Nurcholis menilai, perwakilan pemerintah seperti Menko Polhukam sepatutnya harus menjelaskan alasan pernyataannya secara komprehensif dan didukung oleh data sejarah yang tidak sepihak.

Dia menilai, dalam masa reformasi seperti sekarang, sejarah sepatutnya dikritisi oleh banyak pihak, termasuk sejarah mengenai peristiwa di balik tragedi kemanusiaan 1965-1966 yang menyebabkan terbunuhnya sekitar tiga juta rakyat Indonesia, yang dituduh pengikut maupun simpatisan Partai Komunis Indonesia (PKI). Mereka meregang nyawa tanpa dilakukan proses hukum terlebih dahulu.

"Permasalahan adanya pelanggaran HAM berat harus diketahui generasi muda agar kejadian seperti itu tidak muncul lagi di Indonesia," terangnya.

Pernyataan Menko Polhukam Djoko Suyanto tersebut berbanding terbalik dengan rekomendasi Komnas HAM sesuai Pasal 47 ayat (1) dan (2) Undang-Undang Nomor 26 Tahun 2000 tentang Pengadilan Hak Asasi Manusia (HAM).

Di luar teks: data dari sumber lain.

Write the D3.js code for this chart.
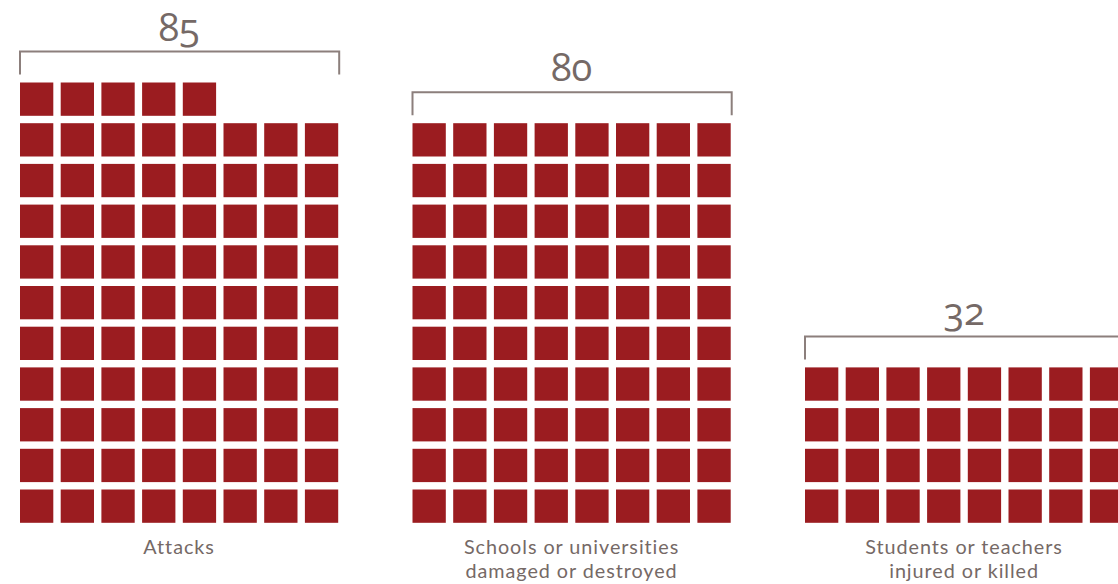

Pasal tersebut menyatakan, hasil penyelidikan Komnas HAM mengenai kasus tragedi kemanusiaan 1965-1966 dapat juga diselesaikan melalui mekanisme non-yudisial demi terpenuhinya rasa keadilan bagi korban dan keluarganya.

Mekanisme tersebut, salah satunya, dapat berbentuk permintaan maaf Presiden kepada korban pelanggaran HAM berat 1965, di samping rehabilitasi, rekonsiliasi, dan kompensasi.

Sebelumnya, Menko Polhukam Djoko Suyanto meminta agar semua pihak melihat sejarah peristiwa 1965 dengan pandangan yang sangat luas bahwa ada pemberontakan yang dilakukan Partai Komunis Indonesia (PKI). "Kita mesti melihat dengan kacamata tahun 1965. Ada apa? Pemberontakan PKI. Jangan sekadar (tuntut pemerintah) minta maaf saja tanpa melihat kejadian yang sebenarnya di balik peristiwa 1965 itu," kata Djoko di Gedung Kompleks Parlemen Senayan, Jakarta, Senin (1/10/2012).

Djoko mengatakan, banyak aspek yang harus dilihat dan dipertimbangkan jika pemerintah ingin menyampaikan permintaan maaf. Pemerintah masih meneliti perihal adanya korban dalam peristiwa itu.

Adapun terkait kesimpulan Komnas HAM terkait peristiwa 1965, Djoko enggan mengomentari. Ketika ditanya perihal film The Act of Killing yang berisi pengakuan seorang algojo PKI, Anwar Congo, Djoko menjawab, "Saya belum lihat filmnya. Kalau saya belum lihat, bagaimana saya bisa berkomentar?